Fiabe Libri

FIABE INSOLITE PER ADULTI E BAMBINI (2)

Fiabe e leggende della Malesia e della Bretagna

Libri troppo belli per dedicare solo un articolo… Ecco qui la seconda parte dedicata alla lettura di quattro splendidi e ricercatissimi volumi su fiabe e leggende molto particolari, regalo di mia madre che li ha acquistati alla libreria fiorentina Mucho Mojo. Dopo aver parlato, nello scorso articolo, dei racconti popolari dei Paesi Baschi e delle storie sugli sciamani siberiani, passiamo a qualcosa di più “tradizionale” con le leggende bretoni e di più vicino al nostro immaginario con quelle della Malesia.


FIABE E LEGGENDE DELLA MALESIA

a cura di Cristina Del Mare, Arcana Editrice, Milano, 1993 (prima edizione italiana)

Prima della partenza per le vacanze, a giugno (sempre 2021), sono riuscita a leggere anche il terzo libro. Senza dubbio è più godibile degli altri due: è più scorrevole e più simile ad una vera e propria raccolta di fiabe. Infatti, se il primo, Misteri e magie dei Paesi Baschi, si dedicava ai miti più arcaici e primitivi e il secondo, Leggende sugli sciamani siberiani, aveva un taglio fortemente etnografico, Fiabe e leggende della Malesia potrebbe tranquillamente essere letto a dei bambini.

Le storie sono più articolate e complesse, seguono la struttura canonica a cui siamo tutti noi abituati (luogo, tempo lontano, protagonista, ostacolo, lotta, finale), hanno personaggi simili ai nostri e si concludono con morali che già conosciamo.
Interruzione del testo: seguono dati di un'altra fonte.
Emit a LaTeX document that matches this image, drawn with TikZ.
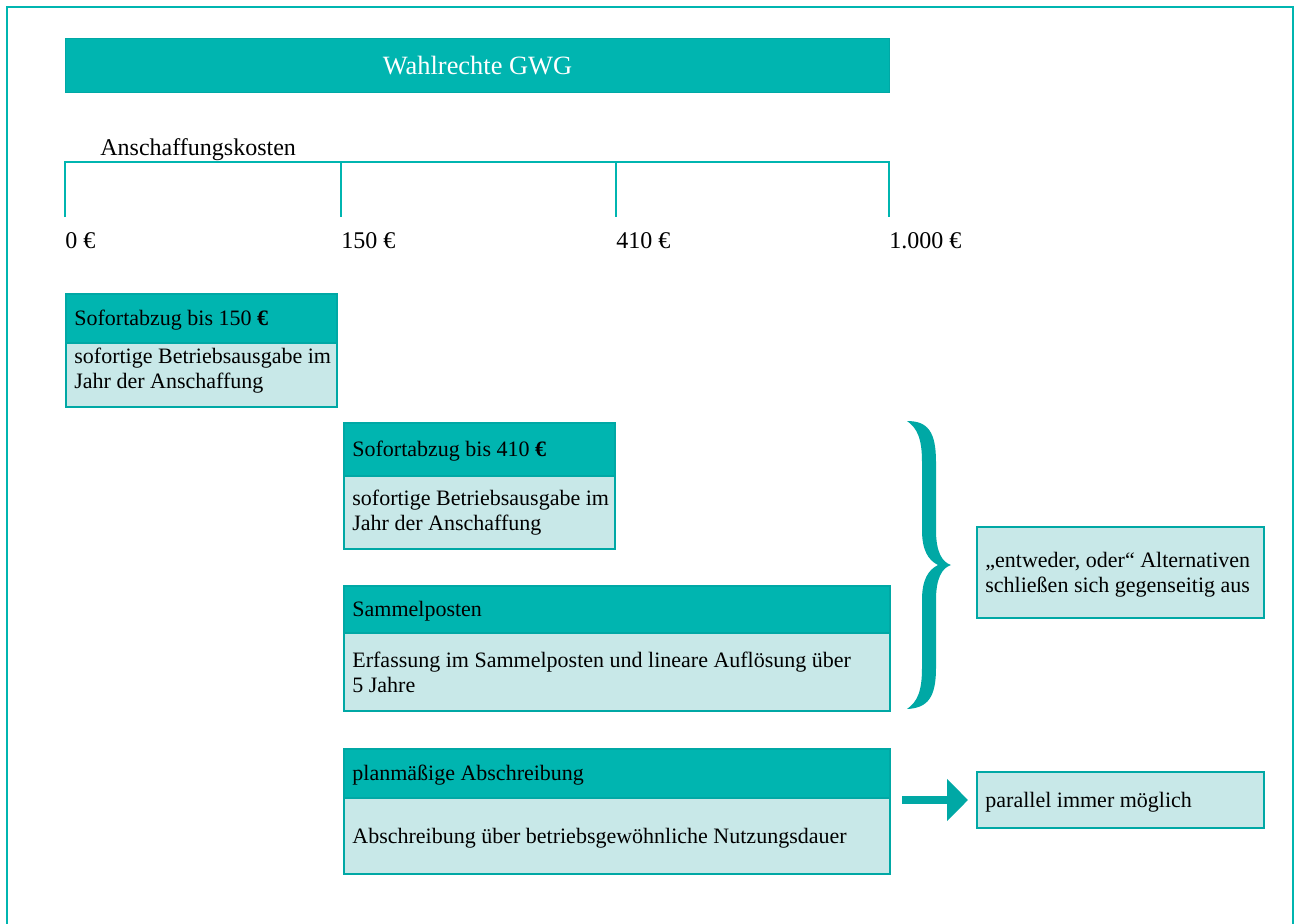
\documentclass[tikz,border=0pt]{standalone}
\usepackage{fontspec}
\setmainfont{Liberation Serif}
\usetikzlibrary{arrows.meta}
\definecolor{tealA}{RGB}{0,181,176}
\definecolor{tealB}{RGB}{0,168,165}
\definecolor{lightT}{RGB}{200,232,232}
\begin{document}
\begin{tikzpicture}[x=0.5pt,y=-0.5pt,
  hdrbox/.style={draw=tealB, fill=tealA, line width=1pt, anchor=north west, inner sep=0pt},
  bdybox/.style={draw=tealB, fill=lightT, line width=1pt, anchor=north west, inner sep=0pt},
  txt/.style={anchor=base west, inner sep=0pt, font=\fontsize{11}{13}\selectfont, text=black},
  axtxt/.style={anchor=base west, inner sep=0pt, font=\fontsize{12}{14}\selectfont, text=black},
  axline/.style={draw=tealA, line width=1pt},
  bigarrow/.style={draw=tealB, line width=4pt, line cap=butt, -{Triangle[length=10.5pt,width=20.5pt]}}
]
\useasboundingbox (0,0) rectangle (1296,923);
\clip (0,0) rectangle (1296,923);
\fill[white] (0,0) rectangle (1296,923);
% outer frame
\draw[tealA, line width=1pt] (7,930) -- (7,7) -- (1293,7) -- (1293,930);
% title
\node[draw=tealB, fill=tealA, line width=0.5pt, minimum width=412pt, minimum height=27pt, anchor=north west, inner sep=0pt] (title) at (65,38) {};
\node[text=white, font=\fontsize{13.2}{15}\selectfont, inner sep=0pt] (titletxt) at (title.center) {Wahlrechte GWG};
% axis
\node[axtxt] (ak) at (100,155) {Anschaffungskosten};
\coordinate (a0) at (65,162);
\coordinate (a1) at (341,162);
\coordinate (a2) at (616,162);
\coordinate (a3) at (889,162);
\draw[axline] ([yshift=-27.5pt]a0) -- (a0) -- (a3) -- ([yshift=-27.5pt]a3);
\draw[axline] (a1) -- ([yshift=-27.5pt]a1);
\draw[axline] (a2) -- ([yshift=-27.5pt]a2);
\node[axtxt] (l0) at (65,248) {0 €};
\node[axtxt] (l1) at (341,248) {150 €};
\node[axtxt] (l2) at (616,248) {410 €};
\node[axtxt] (l3) at (889,248) {1.000 €};
% box 1
\node[hdrbox, minimum width=135.5pt, minimum height=24.5pt] (h1) at (65,293) {};
\node[bdybox, minimum width=135.5pt, minimum height=32pt] (b1) at (65,342) {};
\node[txt] (h1t) at (74,325) {Sofortabzug bis 150 \textbf{€}};
\node[txt] (b1t1) at (74,363) {sofortige Betriebsausgabe im};
\node[txt] (b1t2) at (74,388) {Jahr der Anschaffung};
% box 2
\node[hdrbox, minimum width=135.5pt, minimum height=26.5pt] (h2) at (343,422) {};
\node[bdybox, minimum width=135.5pt, minimum height=36.5pt] (b2) at (343,475) {};
\node[txt] (h2t) at (352,456) {Sofortabzug bis 410 \textbf{€}};
\node[txt] (b2t1) at (352,505) {sofortige Betriebsausgabe im};
\node[txt] (b2t2) at (352,530) {Jahr der Anschaffung};
% box 3
\node[hdrbox, minimum width=273pt, minimum height=23.5pt] (h3) at (343,585) {};
\node[bdybox, minimum width=273pt, minimum height=39pt] (b3) at (343,632) {};
\node[txt] (h3t) at (352,616) {Sammelposten};
\node[txt] (b3t1) at (352,667) {Erfassung im Sammelposten und lineare Auflösung über};
\node[txt] (b3t2) at (352,692) {5 Jahre};
% box 4
\node[hdrbox, minimum width=273pt, minimum height=24.5pt] (h4) at (343,748) {};
\node[bdybox, minimum width=273pt, minimum height=38pt] (b4) at (343,797) {};
\node[txt] (h4t) at (352,780) {planmäßige Abschreibung};
\node[txt] (b4t) at (352,843) {Abschreibung über betriebsgewöhnliche Nutzungsdauer};
% right boxes
\node[bdybox, minimum width=143.5pt, minimum height=45.5pt] (p5) at (976,526) {};
\node[txt] (p5t1) at (985,567) {„entweder, oder“ Alternativen};
\node[txt] (p5t2) at (985,592) {schließen sich gegenseitig aus};
\node[bdybox, minimum width=143.5pt, minimum height=28pt] (p6) at (976,771) {};
\node[txt] (p6t) at (985,807) {parallel immer möglich};
% brace
\fill[tealB] (907,421) .. controls (928,421) and (936,432) .. (936,462) -- (936,530)
  .. controls (936,552) and (942,562) .. (951,565)
  .. controls (942,568) and (936,578) .. (936,600) -- (936,668)
  .. controls (936,697) and (928,708) .. (907,709)
  .. controls (917,702) and (922,692) .. (922,668) -- (922,600)
  .. controls (922,580) and (928,570) .. (938,565)
  .. controls (928,560) and (922,550) .. (922,530) -- (922,462)
  .. controls (922,438) and (917,428) .. (907,421) -- cycle;
% arrow
\draw[bigarrow, shorten <=5.5pt, shorten >=4pt] (b4.east |- p6.west) -- (p6.west);
\end{tikzpicture}
\end{document}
In particolare, la sezione dedicata alle fiabe con protagonisti animali parlanti raccoglie anche numerosi finali con consigli e precetti etici e somiglia molto alle greche favole di Esopo, anche se quelle malesi sono più lunghe e articolate.
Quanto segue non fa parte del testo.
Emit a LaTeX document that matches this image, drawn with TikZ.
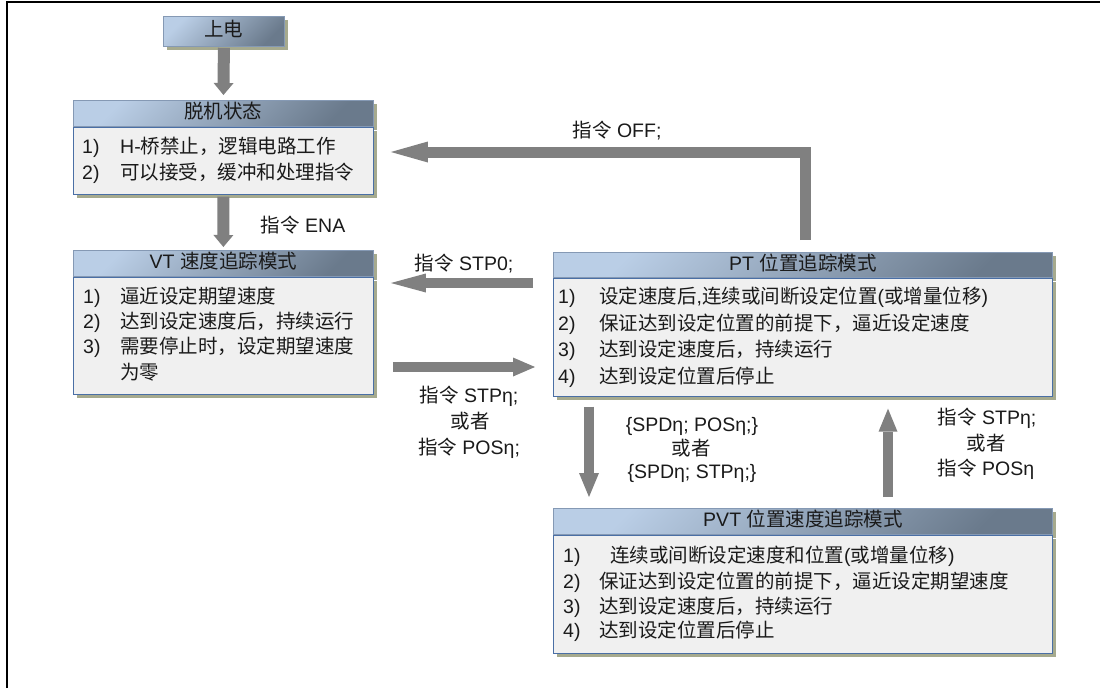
\documentclass[tikz,border=0pt]{standalone}
\usepackage{fontspec}
\setmainfont{Liberation Sans}
\newfontfamily\cjkf{Noto Sans CJK SC}
\newcommand\zhtxt[1]{{\cjkf #1}}
\usetikzlibrary{arrows.meta,shadows,calc}
\definecolor{hdrL}{HTML}{BACEE6}
\definecolor{hdrR}{HTML}{6A7A8C}
\definecolor{hdrBorder}{HTML}{8599B4}
\definecolor{bodyFill}{HTML}{F0F0F0}
\definecolor{bodyBorder}{HTML}{4A6FA5}
\definecolor{shadowC}{HTML}{A6AA8E}
\definecolor{arrowC}{HTML}{808080}
\definecolor{txtC}{HTML}{1A1A1A}
\begin{document}
\begin{tikzpicture}[x=1pt,y=-1pt,
  txt/.style={font=\fontsize{19.5}{24}\selectfont, text=txtC, inner sep=0pt, text height=17.2pt, text depth=2.4pt},
  ln/.style={txt, anchor=west},
  lbl/.style={txt, anchor=center},
  boxshadow/.style={drop shadow={shadow xshift=4pt, shadow yshift=-4pt, fill=shadowC, opacity=1}},
  hdr/.style={txt, anchor=north west, text height=17pt, text depth=6pt,
    top color=hdrL, bottom color=hdrR, shading angle=45,
    draw=hdrBorder, line width=0.8pt, boxshadow},
  bodybox/.style={anchor=north west, inner sep=0pt, fill=bodyFill, draw=bodyBorder, line width=0.9pt, boxshadow},
  blockarrow/.style n args={3}{draw=arrowC, line width=#1, line join=miter,
    -{Triangle[length=#2, width=#3, line width=0pt]}}
]
\useasboundingbox (0,0) rectangle (1100,688);
\fill[white] (0,0) rectangle (1100,688);
% frame
\draw[line width=2.2pt, black] (7,688) -- (7,1.6) -- (1100,1.6);

% power on
\node[hdr, minimum width=121pt, minimum height=30pt] (pon) at (163,16) {\zhtxt{上电}};

% offline
\node[hdr, minimum width=300pt, minimum height=26pt] (offh) at (73,100) {\zhtxt{脱机状态}};
\node[bodybox, minimum width=300pt, minimum height=67pt] (offb) at (offh.south west) {};
\node[ln] (off1) at (82,146) {\makebox[38pt][l]{1)}H-\zhtxt{桥禁止，逻辑电路工作}};
\node[ln] (off2) at (82,172) {\makebox[38pt][l]{2)}\zhtxt{可以接受，缓冲和处理指令}};

% VT
\node[hdr, minimum width=300pt, minimum height=26pt] (vth) at (73,250) {VT \zhtxt{速度追踪模式}};
\node[bodybox, minimum width=300pt, minimum height=117pt] (vtb) at (vth.south west) {};
\node[ln] (vt1) at (83,296) {\makebox[37pt][l]{1)}\zhtxt{逼近设定期望速度}};
\node[ln] (vt2) at (83,321.5) {\makebox[37pt][l]{2)}\zhtxt{达到设定速度后，持续运行}};
\node[ln] (vt3) at (83,346.5) {\makebox[37pt][l]{3)}\zhtxt{需要停止时，设定期望速度}};
\node[ln] (vt4) at (120,372) {\zhtxt{为零}};

% PT
\node[hdr, minimum width=499pt, minimum height=25pt] (pth) at (553,252) {PT \zhtxt{位置追踪模式}};
\node[bodybox, minimum width=499pt, minimum height=118pt] (ptb) at (pth.south west) {};
\node[ln] (pt1) at (558,296) {\makebox[41pt][l]{1)}\zhtxt{设定速度后},\zhtxt{连续或间断设定位置}(\zhtxt{或增量位移})};
\node[ln] (pt2) at (558,322.8) {\makebox[41pt][l]{2)}\zhtxt{保证达到设定位置的前提下，逼近设定速度}};
\node[ln] (pt3) at (558,349.5) {\makebox[41pt][l]{3)}\zhtxt{达到设定速度后，持续运行}};
\node[ln] (pt4) at (558,376) {\makebox[41pt][l]{4)}\zhtxt{达到设定位置后停止}};

% PVT
\node[hdr, minimum width=499pt, minimum height=26pt] (pvth) at (553,508) {PVT \zhtxt{位置速度追踪模式}};
\node[bodybox, minimum width=499pt, minimum height=118pt] (pvtb) at (pvth.south west) {};
\node[ln] (pvt1) at (563,555) {\makebox[47pt][l]{1)}\zhtxt{连续或间断设定速度和位置}(\zhtxt{或增量位移})};
\node[ln] (pvt2) at (563,581.5) {\makebox[36pt][l]{2)}\zhtxt{保证达到设定位置的前提下，逼近设定期望速度}};
\node[ln] (pvt3) at (563,605.7) {\makebox[36pt][l]{3)}\zhtxt{达到设定速度后，持续运行}};
\node[ln] (pvt4) at (563,630.3) {\makebox[36pt][l]{4)}\zhtxt{达到设定位置后停止}};

% helper coordinates
\coordinate (offturn) at (805,152);
\coordinate (yStpZero) at (0,283);
\coordinate (yStpEta) at (0,367);
\coordinate (xDown) at (589,0);
\coordinate (xUp) at (888,0);

% connectors
\draw[blockarrow={12pt}{12pt}{20pt}, shorten <=1pt, shorten >=5pt] (pon.south) -- (offh.north);
\draw[blockarrow={12pt}{12pt}{20pt}, shorten <=2pt, shorten >=3pt] (offb.south) -- (vth.north);
\draw[blockarrow={11pt}{37pt}{21pt}, shorten <=12pt, shorten >=17pt] (pth.north -| offturn) -- (offturn) -- (offb.east |- offturn);
\draw[blockarrow={10pt}{35pt}{19pt}, shorten <=20pt, shorten >=17pt] (ptb.west |- yStpZero) -- (vtb.east |- yStpZero);
\draw[blockarrow={10pt}{22pt}{19pt}, shorten <=19pt, shorten >=18pt] (vtb.east |- yStpEta) -- (ptb.west |- yStpEta);
\draw[blockarrow={10pt}{24pt}{20pt}, shorten <=10pt, shorten >=11pt] (xDown |- ptb.south) -- (xDown |- pvth.north);
\draw[blockarrow={10pt}{23pt}{19pt}, shorten <=11pt, shorten >=12pt] (xUp |- pvth.north) -- (xUp |- ptb.south);

% labels
\node[lbl] (lEna) at (303,225) {\zhtxt{指令} ENA};
\node[lbl] (lOff) at (617,130) {\zhtxt{指令} OFF;};
\node[lbl] (lStpZero) at (464,263) {\zhtxt{指令} STP0;};
\node[lbl] (lL1) at (469,395) {\zhtxt{指令} STPη;};
\node[lbl] (lL2) at (470,421) {\zhtxt{或者}};
\node[lbl] (lL3) at (469,447) {\zhtxt{指令} POSη;};
\node[lbl] (lM1) at (692,424) {\{SPDη; POSη;\}};
\node[lbl] (lM2) at (691,448) {\zhtxt{或者}};
\node[lbl] (lM3) at (692,471) {\{SPDη; STPη;\}};
\node[lbl] (lR1) at (987,417) {\zhtxt{指令} STPη;};
\node[lbl] (lR2) at (986,443) {\zhtxt{或者}};
\node[lbl] (lR3) at (986,468) {\zhtxt{指令} POSη};
\end{tikzpicture}
\end{document}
I racconti con una morale finale servono per fornire esempi virtuosi (la sezione su “Il giusto agire”) oppure per mostrare le conseguenze delle azioni malvagie (“L’inganno della morale”); non a caso uno dei topos è quello dei due fratelli di cui uno è buono e l’altro cattivo.

La questione della morale e delle punizioni è un tema ricorrente. Mi pare interessante notare come non solo i malvagi vengono sanzionati ma possono anche pentirsi e, se sono sinceri, per loro vi è un lieto fine. Ho trovato particolarmente originale ed elastica, tipica della saggezza popolare, l’idea che a volte mentire e compiere azioni cattive sono comportamenti accettabili, anzi persino raccomandati, se il fine è buono o se si vuole punire qualcuno. Ciò che conta è più la bontà dell’anima che quella delle singole azioni.
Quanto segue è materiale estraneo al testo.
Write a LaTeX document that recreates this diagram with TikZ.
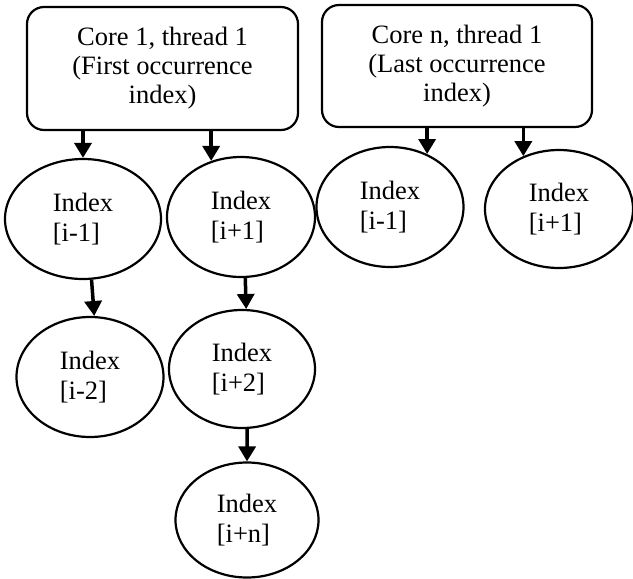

Le storie sono utili anche per spiegare alcune tradizioni. Ad esempio “in certi luoghi della regione del Sarawak si possono vedere dei grandi tumuli di pietre e bastoni. Ogni persona che passa di là tira un sasso per continuare a ricordarsi che mentire è inutile e malvagio” (p. 106). Rientrano in questo genere di storie quelle dedicate all’origine di un oggetto tipico malese: l’aquilone (wau).

La bellezza di queste fiabe nasce dall’aspetto esotico: i riferimenti ad animali, luoghi, oggetti e piante lontani dal nostro occidente. Troviamo, infatti, tanti elementi della cultura del posto: le longhouse, il pesce, il riso e la sua coltivazione, tipi di animali, modi di dire come “giocare a fare il bufalo”, ovvero entrare e uscire dall’acqua senza lavarsi. Tuttavia, non proviamo alcuna difficoltà ad entrare dentro questo nuovo mondo; anzi, i riferimenti per noi inusuali aggiungono un tocco magico che non guasta mai! Ovviamente la mia prospettiva è esclusivamente occidentale, anzi direi proprio italiana, quindi non può rappresentare l’ottica di un lettore oggettivo… Per lo stesso motivo, alcuni riferimenti culturali non possono non stupire, come il riferimento all’avere più mogli. Bisogna anche considerare che in Malesia è avvenuto un sincretismo di culture; se ne trovano esempi anche nei nomi, come nel caso del personaggio epico Raja Sultan: il termine Raja era il Signore o principe di religione e stirpe indu, mentre Sultan indica i sovrani musulmani.



La parte finale del volume è dedicata agli eroi e l’ultimo racconto sembra proprio un riassunto di storie dell’epoca con protagonista Hang Tuah, con un finale solenne e profetico: “Il pugnale di Hang Tuah (…) venne portato a Perak, dove si trova tutt’oggi in attesa che il grande eroe ritorni” (p. 261).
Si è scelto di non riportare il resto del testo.